What does this mean to you, the fan? It means that college football as you’ve always known it is one step closer to becoming a pay-for-play enterprise. If that sounds good to you, just mull the possibilities (likelihoods?) over for a few minutes.
While yesterday’s ruling by the regional director of the NLRB’s Chicago office only opens the door for players at private schools to unionize, it won’t take long for attorneys to figure out some way to create something akin to a union at public schools. (The National Labor Relations Board does not have jurisdiction when it comes to state-run institutions.) And while the NLRB’s Northwestern ruling will be appealed, we’ve already seen that in at least one case — the first test case — at least one decision-maker has sided with the players and their attorney. It’s likely then that there would be others at the NLRB who would agree with that decision. Translation: Attorneys now have a battle plan. And if one person views players as employees, it’s certainly possible that their will be likeminded individuals in the appellate courts or even the Supreme Court when this case winds its way through the justice system.

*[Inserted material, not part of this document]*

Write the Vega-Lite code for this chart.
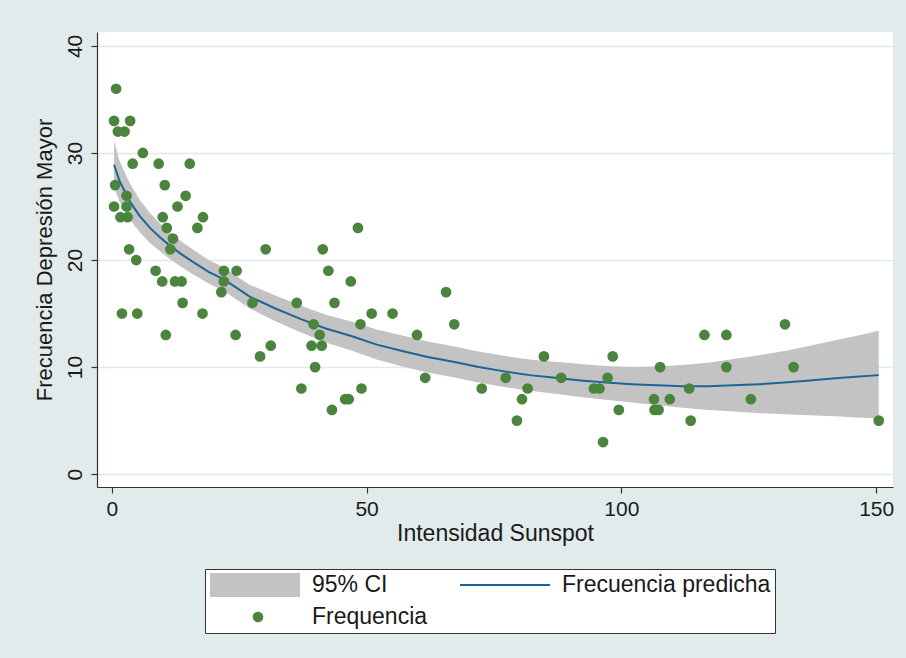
{
  "$schema": "https://vega.github.io/schema/vega-lite/v6.json",
  "width": 796,
  "height": 455,
  "autosize": {"type": "none"},
  "padding": {"left": 97, "top": 32, "right": 13, "bottom": 171},
  "background": "#e1ebeb",
  "config": {"view": {"fill": "white", "stroke": null}, "font": "Liberation Sans"},
  "datasets": {
    "fit": [
      {"x": 0.45, "pred": 28.9, "lo": 26.8, "hi": 31.1},
      {"x": 1.5, "pred": 27.4, "lo": 25.5, "hi": 29.3},
      {"x": 3.5, "pred": 25.5, "lo": 23.8, "hi": 27.2},
      {"x": 5.5, "pred": 24.1, "lo": 22.6, "hi": 25.6},
      {"x": 7.5, "pred": 23.0, "lo": 21.6, "hi": 24.4},
      {"x": 9.5, "pred": 22.1, "lo": 20.8, "hi": 23.4},
      {"x": 11.5, "pred": 21.3, "lo": 20.05, "hi": 22.55},
      {"x": 13.5, "pred": 20.6, "lo": 19.4, "hi": 21.8},
      {"x": 16, "pred": 19.8, "lo": 18.65, "hi": 20.95},
      {"x": 19, "pred": 18.9, "lo": 17.8, "hi": 20.0},
      {"x": 22, "pred": 18.2, "lo": 17.1, "hi": 19.3},
      {"x": 27, "pred": 16.6, "lo": 15.5, "hi": 17.7},
      {"x": 32, "pred": 15.5, "lo": 14.3, "hi": 16.7},
      {"x": 37, "pred": 14.5, "lo": 13.25, "hi": 15.75},
      {"x": 42, "pred": 13.6, "lo": 12.3, "hi": 14.9},
      {"x": 47, "pred": 12.9, "lo": 11.55, "hi": 14.25},
      {"x": 52, "pred": 12.1, "lo": 10.7, "hi": 13.5},
      {"x": 57, "pred": 11.5, "lo": 10.05, "hi": 12.95},
      {"x": 62, "pred": 10.95, "lo": 9.5, "hi": 12.4},
      {"x": 67, "pred": 10.5, "lo": 9.05, "hi": 11.95},
      {"x": 72, "pred": 10.0, "lo": 8.55, "hi": 11.45},
      {"x": 77, "pred": 9.6, "lo": 8.15, "hi": 11.05},
      {"x": 82, "pred": 9.25, "lo": 7.8, "hi": 10.7},
      {"x": 87, "pred": 9.0, "lo": 7.5, "hi": 10.5},
      {"x": 92, "pred": 8.75, "lo": 7.2, "hi": 10.3},
      {"x": 97, "pred": 8.55, "lo": 6.95, "hi": 10.1},
      {"x": 102, "pred": 8.4, "lo": 6.7, "hi": 10.0},
      {"x": 107, "pred": 8.3, "lo": 6.45, "hi": 10.05},
      {"x": 112, "pred": 8.2, "lo": 6.2, "hi": 10.2},
      {"x": 117, "pred": 8.2, "lo": 6.0, "hi": 10.4},
      {"x": 122, "pred": 8.3, "lo": 5.85, "hi": 10.75},
      {"x": 127, "pred": 8.4, "lo": 5.7, "hi": 11.1},
      {"x": 132, "pred": 8.55, "lo": 5.6, "hi": 11.5},
      {"x": 137, "pred": 8.75, "lo": 5.5, "hi": 12.0},
      {"x": 142, "pred": 8.95, "lo": 5.4, "hi": 12.5},
      {"x": 146, "pred": 9.1, "lo": 5.3, "hi": 12.9},
      {"x": 150.5, "pred": 9.25, "lo": 5.2, "hi": 13.4}
    ],
    "obs": [
      {"x": 0.85, "y": 36}, {"x": 0.45, "y": 33}, {"x": 3.6, "y": 33}, {"x": 1.2, "y": 32}, {"x": 2.5, "y": 32},
      {"x": 6.1, "y": 30}, {"x": 4.1, "y": 29}, {"x": 9.2, "y": 29}, {"x": 15.3, "y": 29}, {"x": 0.65, "y": 27},
      {"x": 10.4, "y": 27}, {"x": 2.9, "y": 26}, {"x": 14.5, "y": 26}, {"x": 0.45, "y": 25}, {"x": 2.9, "y": 25},
      {"x": 12.9, "y": 25}, {"x": 1.7, "y": 24}, {"x": 3.1, "y": 24}, {"x": 10.0, "y": 24}, {"x": 17.9, "y": 24},
      {"x": 10.8, "y": 23}, {"x": 16.8, "y": 23}, {"x": 12.0, "y": 22}, {"x": 11.5, "y": 21}, {"x": 3.4, "y": 21},
      {"x": 30.2, "y": 21}, {"x": 4.8, "y": 20}, {"x": 8.6, "y": 19}, {"x": 22.0, "y": 19}, {"x": 24.5, "y": 19},
      {"x": 9.9, "y": 18}, {"x": 12.4, "y": 18}, {"x": 13.7, "y": 18}, {"x": 22.0, "y": 18}, {"x": 21.5, "y": 17},
      {"x": 13.9, "y": 16}, {"x": 27.6, "y": 16}, {"x": 2.0, "y": 15}, {"x": 5.0, "y": 15}, {"x": 17.8, "y": 15},
      {"x": 10.6, "y": 13}, {"x": 24.3, "y": 13}, {"x": 31.2, "y": 12}, {"x": 29.1, "y": 11}, {"x": 48.3, "y": 23},
      {"x": 41.4, "y": 21}, {"x": 42.5, "y": 19}, {"x": 46.9, "y": 18}, {"x": 65.6, "y": 17}, {"x": 36.3, "y": 16},
      {"x": 43.7, "y": 16}, {"x": 51.0, "y": 15}, {"x": 55.1, "y": 15}, {"x": 39.6, "y": 14}, {"x": 48.8, "y": 14},
      {"x": 67.2, "y": 14}, {"x": 40.8, "y": 13}, {"x": 59.9, "y": 13}, {"x": 39.2, "y": 12}, {"x": 41.2, "y": 12},
      {"x": 39.9, "y": 10}, {"x": 61.5, "y": 9}, {"x": 72.6, "y": 8}, {"x": 37.2, "y": 8}, {"x": 49.0, "y": 8},
      {"x": 45.8, "y": 7}, {"x": 46.5, "y": 7}, {"x": 43.2, "y": 6}, {"x": 84.8, "y": 11}, {"x": 98.3, "y": 11},
      {"x": 107.6, "y": 10}, {"x": 77.3, "y": 9}, {"x": 88.2, "y": 9}, {"x": 97.3, "y": 9}, {"x": 81.6, "y": 8},
      {"x": 94.6, "y": 8}, {"x": 95.7, "y": 8}, {"x": 113.3, "y": 8}, {"x": 80.5, "y": 7}, {"x": 106.4, "y": 7},
      {"x": 109.5, "y": 7}, {"x": 99.5, "y": 6}, {"x": 106.5, "y": 6}, {"x": 107.3, "y": 6}, {"x": 79.5, "y": 5},
      {"x": 96.4, "y": 3}, {"x": 113.6, "y": 5}, {"x": 116.3, "y": 13}, {"x": 120.6, "y": 13}, {"x": 132.1, "y": 14},
      {"x": 120.6, "y": 10}, {"x": 133.8, "y": 10}, {"x": 125.4, "y": 7}, {"x": 150.5, "y": 5}
    ]
  },
  "layer": [
    {
      "data": {"name": "fit"},
      "mark": {"type": "area", "opacity": 1},
      "encoding": {
        "x": {
          "field": "x", "type": "quantitative",
          "scale": {"domain": [-2.9, 153.3], "nice": false, "zero": false},
          "axis": {
            "values": [0, 50, 100, 150], "format": "d", "grid": false,
            "title": "Intensidad Sunspot", "titleFontSize": 23, "titleFontWeight": "normal",
            "titleColor": "#1a1a1a", "titlePadding": 3,
            "labelFontSize": 21, "labelColor": "#1a1a1a", "labelPadding": 5, "labelFlush": false,
            "domainColor": "#333333", "domainWidth": 1.2, "tickColor": "#333333", "tickSize": 6, "tickWidth": 1.2
          }
        },
        "y": {
          "field": "lo", "type": "quantitative",
          "scale": {"domain": [-1.2, 41.3], "nice": false, "zero": false},
          "axis": {
            "values": [0, 10, 20, 30, 40], "format": "d", "grid": true,
            "gridColor": "#dfe9e9", "gridWidth": 1.5,
            "title": "Frecuencia Depresión Mayor", "titleFontSize": 22, "titleFontWeight": "normal",
            "titleColor": "#1a1a1a", "titlePadding": 8,
            "labelFontSize": 21, "labelColor": "#1a1a1a", "labelAngle": -90,
            "labelAlign": "center", "labelBaseline": "alphabetic", "labelPadding": 10,
            "domainColor": "#333333", "domainWidth": 1.2, "tickColor": "#333333", "tickSize": 6, "tickWidth": 1.2
          }
        },
        "y2": {"field": "hi"},
        "color": {
          "datum": "95% CI", "type": "nominal",
          "scale": {"domain": ["95% CI", "Frecuencia predicha", "Frequencia"], "range": ["#c3c3c3", "#1e6495", "#4a843d"]},
          "legend": {
            "orient": "none", "legendX": 108, "legendY": 537, "columns": 2, "direction": "horizontal", "title": null,
            "strokeColor": "#333333", "fillColor": "white", "padding": 4,
            "labelFontSize": 23, "labelColor": "#1a1a1a", "labelFont": "Liberation Sans", "labelOffset": 79, "labelLimit": 400,
            "symbolSize": 576, "symbolStrokeWidth": 0, "columnPadding": 31, "rowPadding": 8,
            "encoding": {
              "symbols": {
                "shape": {"value": {"expr": "datum.value === '95% CI' ? 'M-0.917,-1H6.583V1H-0.917Z' : datum.value === 'Frecuencia predicha' ? 'M-0.917,-0.08H6.583V0.08H-0.917Z' : 'M3.523,0A0.44,0.44 0 1,1 2.643,0A0.44,0.44 0 1,1 3.523,0Z'"}},
                "fill": {"value": {"expr": "datum.value === '95% CI' ? '#c3c3c3' : datum.value === 'Frecuencia predicha' ? '#1e6495' : '#4a843d'"}},
                "stroke": {"value": "transparent"},
                "strokeWidth": {"value": 0},
                "opacity": {"value": 1},
                "size": {"value": 576}
              }
            }
          }
        }
      }
    },
    {
      "data": {"name": "fit"},
      "mark": {"type": "line", "strokeWidth": 2},
      "encoding": {
        "x": {"field": "x", "type": "quantitative"},
        "y": {"field": "pred", "type": "quantitative"},
        "color": {"datum": "Frecuencia predicha", "type": "nominal"}
      }
    },
    {
      "data": {"name": "obs"},
      "mark": {"type": "circle", "size": 115, "opacity": 1},
      "encoding": {
        "x": {"field": "x", "type": "quantitative"},
        "y": {"field": "y", "type": "quantitative"},
        "color": {"datum": "Frequencia", "type": "nominal"}
      }
    }
  ]
}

Attorneys are already feeling emboldened these days. The Ed O’Bannon case has been cleared to go to trial this summer. Another gauntlet was thrown down earlier this month when sports labor attorney Jeffrey Kessler announced he would sue the NCAA and the major conferences (ACC, Big Ten, Big 12, Pac-12 and SEC) on antitrust grounds on behalf of another group of athletes.
That’s one case that’s already been given the initial okey-dokey, another that’s going to trial this summer and another that’s coming down the pike if Kessler is to be believed (and he is).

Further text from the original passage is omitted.